Retype, exactly as they stand, the lines from the start of the data to the line that contains "2285, 2360, 2437]", both ends included. Leave the pictures out.
********
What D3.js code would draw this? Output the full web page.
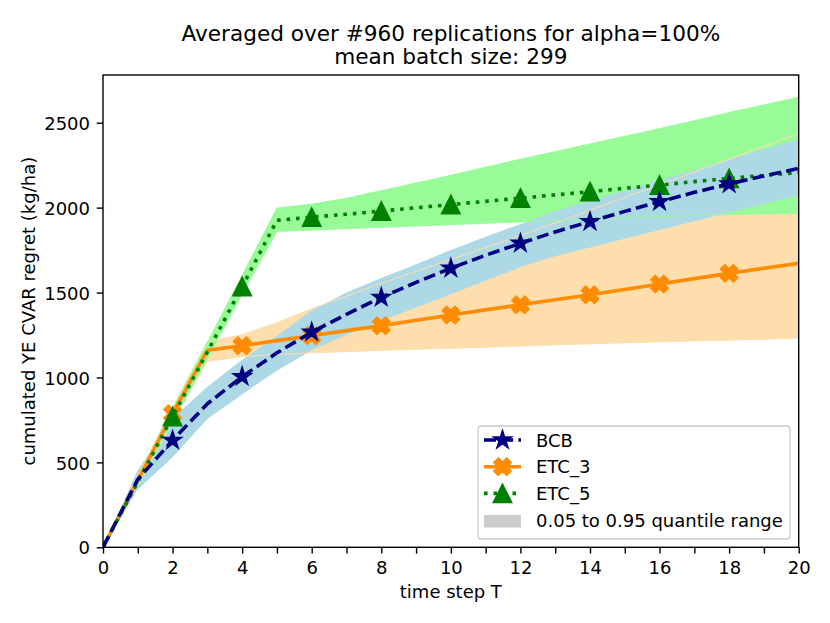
<!DOCTYPE html>
<html>
<head>
<meta charset="utf-8">
<script src="https://cdn.jsdelivr.net/npm/d3@7"></script>
<style>
    body { margin: 0; background: #fff; }
    text { font-family: "DejaVu Sans", sans-serif; fill: #000; }
</style>
</head>
<body>
<div class="chart"></div>
<script>
// time steps and per-step values
const steps = [0, 1, 2, 3, 4, 5, 6, 7, 8, 9, 10, 11, 12, 13, 14, 15, 16, 17, 18, 19, 20]

const bcbMean = [0, 400, 630, 845, 1005, 1145, 1267, 1372, 1471, 1560, 1643, 1720, 1790, 1857, 1918, 1978, 2035, 2090, 2140, 2186, 2231]
const bcbLow  = [0, 340, 530, 755, 900, 1040, 1160, 1250, 1333, 1412, 1490, 1570, 1650, 1714, 1765, 1817, 1868, 1920, 1971, 2022, 2072]
const bcbHigh = [0, 455, 760, 946, 1105, 1245, 1395, 1500, 1585, 1667, 1750, 1828, 1904, 1978, 2040, 2100, 2162, 2222, 2284, 2344, 2402]

const etc3Mean = [0, 395, 787, 1160, 1187, 1217, 1246, 1276, 1305, 1337, 1368, 1398, 1428, 1458, 1487, 1518, 1550, 1582, 1613, 1643, 1672]
const etc3Low  = [0, 370, 745, 1095, 1122, 1135, 1145, 1152, 1160, 1166, 1172, 1178, 1185, 1192, 1198, 1204, 1210, 1215, 1220, 1225, 1232]
const etc3High = [0, 420, 825, 1212, 1252, 1322, 1405, 1480, 1555, 1625, 1695, 1765, 1835, 1910, 1985, 2060, 2135, 2210, 2285, 2360, 2437]

const etc5Mean = [0, 385, 770, 1150, 1535, 1925, 1944, 1961, 1980, 1999, 2018, 2037, 2056, 2075, 2094, 2114, 2133, 2153, 2172, 2190, 2206]
const etc5Low  = [0, 365, 735, 1110, 1490, 1860, 1868, 1876, 1884, 1892, 1900, 1908, 1916, 1924, 1932, 1940, 1947, 1954, 1959, 1963, 1967]
const etc5High = [0, 410, 815, 1205, 1600, 1997, 2020, 2055, 2100, 2145, 2190, 2238, 2285, 2330, 2375, 2420, 2465, 2512, 2560, 2605, 2650]

const markerSteps = [2, 4, 6, 8, 10, 12, 14, 16, 18]
const xTicks = [0, 1, 2, 3, 4, 5, 6, 7, 8, 9, 10, 11, 12, 13, 14, 15, 16, 17, 18, 19, 20]
const yTicks = [0, 500, 1000, 1500, 2000, 2500]
const legendNames = ['BCB', 'ETC_3', 'ETC_5', '0.05 to 0.95 quantile range']

const width = 830
const height = 623
const plotLeft = 103, plotRight = 798.7, plotTop = 75, plotBottom = 547.3

const x = d3.scaleLinear().domain([0, 20]).range([plotLeft, plotRight])
const y = d3.scaleLinear().domain([0, 2781]).range([plotBottom, plotTop])

const svg = d3.select('.chart').append('svg')
    .attr('width', width)
    .attr('height', height)

svg.append('defs').append('clipPath')
    .attr('id', 'plot-clip')
    .append('rect')
    .attr('x', plotLeft).attr('y', plotTop)
    .attr('width', plotRight - plotLeft).attr('height', plotBottom - plotTop)

const plot = svg.append('g').attr('clip-path', 'url(#plot-clip)')

// marker shapes, sizes in px (markersize 10pt)
const ms = 18
function starPath(r) {
    const pts = []
    for (let k = 0; k < 10; k++) {
        const a = -Math.PI / 2 + k * Math.PI / 5
        const rr = k % 2 ? r * 0.381966 : r
        pts.push([rr * Math.cos(a), rr * Math.sin(a)])
    }
    return 'M' + pts.map(p => p.join(',')).join('L') + 'Z'
}
function triPath(s) {
    const h = s / 2
    return `M0,${-h}L${-h},${h}L${h},${h}Z`
}
function xPath(s) {
    const plus = [[-1, -3], [1, -3], [1, -1], [3, -1], [3, 1], [1, 1], [1, 3], [-1, 3], [-1, 1], [-3, 1], [-3, -1], [-1, -1]]
    const k = s / 6 / Math.SQRT2
    return 'M' + plus.map(([a, b]) => [(a - b) * k, (a + b) * k].join(',')).join('L') + 'Z'
}

const series = [
    { name: 'ETC_3', mean: etc3Mean, low: etc3Low, high: etc3High, color: '#ff8c00', band: '#ffdead', dash: null, marker: xPath(ms) },
    { name: 'ETC_5', mean: etc5Mean, low: etc5Low, high: etc5High, color: '#008000', band: '#98fb98', dash: '3.6,5.9', marker: triPath(ms) },
    { name: 'BCB', mean: bcbMean, low: bcbLow, high: bcbHigh, color: '#000080', band: '#add8e6', dash: '12,5.2', marker: starPath(ms / 2) }
]

// bands
const area = (s) => d3.area()
    .x((d, i) => x(steps[i]))
    .y0((d, i) => y(s.low[i]))
    .y1((d, i) => y(s.high[i]))
series.forEach(s => {
    plot.append('path')
        .datum(steps)
        .attr('d', area(s))
        .attr('fill', s.band)
})
// band edges show through faintly
series.slice(0, 2).forEach(s => {
    ['low', 'high'].forEach(k => {
        plot.append('path')
            .datum(s[k])
            .attr('d', d3.line().x((d, i) => x(steps[i])).y(d => y(d)))
            .attr('fill', 'none')
            .attr('stroke', s.band)
            .attr('stroke-width', 1)
    })
})

// mean lines and markers
series.forEach(s => {
    plot.append('path')
        .datum(s.mean)
        .attr('d', d3.line().x((d, i) => x(steps[i])).y(d => y(d)))
        .attr('fill', 'none')
        .attr('stroke', s.color)
        .attr('stroke-width', 3.6)
        .attr('stroke-linejoin', 'round')
        .attr('stroke-dasharray', s.dash)
    plot.selectAll(null)
        .data(markerSteps)
        .enter()
        .append('path')
        .attr('d', s.marker)
        .attr('transform', t => `translate(${x(t)},${y(s.mean[steps.indexOf(t)])})`)
        .attr('fill', s.color)
        .attr('stroke', s.color)
        .attr('stroke-width', 1.8)
        .attr('stroke-linejoin', 'miter')
})

// axes
const xAxis = svg.append('g')
    .attr('transform', `translate(0,${plotBottom})`)
    .call(d3.axisBottom(x).tickValues(xTicks).tickSize(6.3).tickSizeOuter(0)
        .tickFormat(d => d % 2 === 0 ? d : ''))
xAxis.selectAll('text').attr('y', 26.7).attr('dy', null).style('font-size', '18px')
const yAxis = svg.append('g')
    .attr('transform', `translate(${plotLeft},0)`)
    .call(d3.axisLeft(y).tickValues(yTicks).tickSize(6.3).tickSizeOuter(0)
        .tickFormat(d3.format('d')))
yAxis.selectAll('text').attr('x', -13).attr('dy', '0.37em').style('font-size', '18px')
svg.selectAll('.domain').remove()
svg.selectAll('.tick line').attr('stroke', '#000').attr('stroke-width', 1.4)
svg.selectAll('g[font-family]').attr('font-family', null)

svg.append('rect')
    .attr('x', plotLeft).attr('y', plotTop)
    .attr('width', plotRight - plotLeft).attr('height', plotBottom - plotTop)
    .attr('fill', 'none')
    .attr('stroke', '#000')
    .attr('stroke-width', 1.4)

// titles and labels
svg.append('text')
    .attr('x', (plotLeft + plotRight) / 2).attr('y', 40.5)
    .attr('text-anchor', 'middle')
    .style('font-size', '21.6px')
    .text('Averaged over #960 replications for alpha=100%')
svg.append('text')
    .attr('x', (plotLeft + plotRight) / 2).attr('y', 64)
    .attr('text-anchor', 'middle')
    .style('font-size', '21.6px')
    .text('mean batch size: 299')
svg.append('text')
    .attr('x', (plotLeft + plotRight) / 2).attr('y', 598)
    .attr('text-anchor', 'middle')
    .style('font-size', '18px')
    .text('time step T')
svg.append('text')
    .attr('transform', `translate(35,${(plotTop + plotBottom) / 2}) rotate(-90)`)
    .attr('text-anchor', 'middle')
    .style('font-size', '18px')
    .text('cumulated YE CVAR regret (kg/ha)')

// legend
const legend = svg.append('g').attr('transform', 'translate(478,426)')
legend.append('rect')
    .attr('width', 312).attr('height', 113)
    .attr('rx', 3)
    .attr('fill', '#fff').attr('fill-opacity', 0.8)
    .attr('stroke', '#cccccc').attr('stroke-width', 1.4)
const legendSeries = [series[2], series[0], series[1]]
legendSeries.forEach((s, i) => {
    const cy = 14 + i * 26.7
    legend.append('line')
        .attr('x1', 6).attr('x2', 43).attr('y1', cy).attr('y2', cy)
        .attr('stroke', s.color).attr('stroke-width', 3.6)
        .attr('stroke-dasharray', s.dash)
    legend.append('path')
        .attr('d', s.marker)
        .attr('transform', `translate(24.5,${cy})`)
        .attr('fill', s.color).attr('stroke', s.color).attr('stroke-width', 1.8)
})
legend.append('rect')
    .attr('x', 6).attr('y', 89).attr('width', 37).attr('height', 12.5)
    .attr('fill', '#cccccc')
legendNames.forEach((name, i) => {
    legend.append('text')
        .attr('x', 58).attr('y', 14 + i * 26.7 + 6.6)
        .style('font-size', '18px')
        .text(name)
})
</script>
</body>
</html>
********
Final result:
What D3.js code would draw this? Output the full web page.
<!DOCTYPE html>
<html>
<head>
<meta charset="utf-8">
<script src="https://cdn.jsdelivr.net/npm/d3@7"></script>
<style>
    body { margin: 0; background: #fff; }
    text { font-family: "DejaVu Sans", sans-serif; fill: #000; }
</style>
</head>
<body>
<div class="chart"></div>
<script>
// time steps and per-step values
const steps = [0, 1, 2, 3, 4, 5, 6, 7, 8, 9, 10, 11, 12, 13, 14, 15, 16, 17, 18, 19, 20]

const bcbMean = [0, 400, 630, 845, 1005, 1145, 1267, 1372, 1471, 1560, 1643, 1720, 1790, 1857, 1918, 1978, 2035, 2090, 2140, 2186, 2231]
const bcbLow  = [0, 340, 530, 755, 900, 1040, 1160, 1250, 1333, 1412, 1490, 1570, 1650, 1714, 1765, 1817, 1868, 1920, 1971, 2022, 2072]
const bcbHigh = [0, 455, 760, 946, 1105, 1245, 1395, 1500, 1585, 1667, 1750, 1828, 1904, 1978, 2040, 2100, 2162, 2222, 2284, 2344, 2402]

const etc3Mean = [0, 395, 787, 1160, 1187, 1217, 1246, 1276, 1305, 1337, 1368, 1398, 1428, 1458, 1487, 1518, 1550, 1582, 1613, 1643, 1672]
const etc3Low  = [0, 370, 745, 1095, 1122, 1135, 1145, 1152, 1160, 1166, 1172, 1178, 1185, 1192, 1198, 1204, 1210, 1215, 1220, 1225, 1232]
const etc3High = [0, 420, 825, 1212, 1252, 1322, 1405, 1480, 1555, 1625, 1695, 1765, 1835, 1910, 1985, 2060, 2135, 2210, 2285, 2360, 2437]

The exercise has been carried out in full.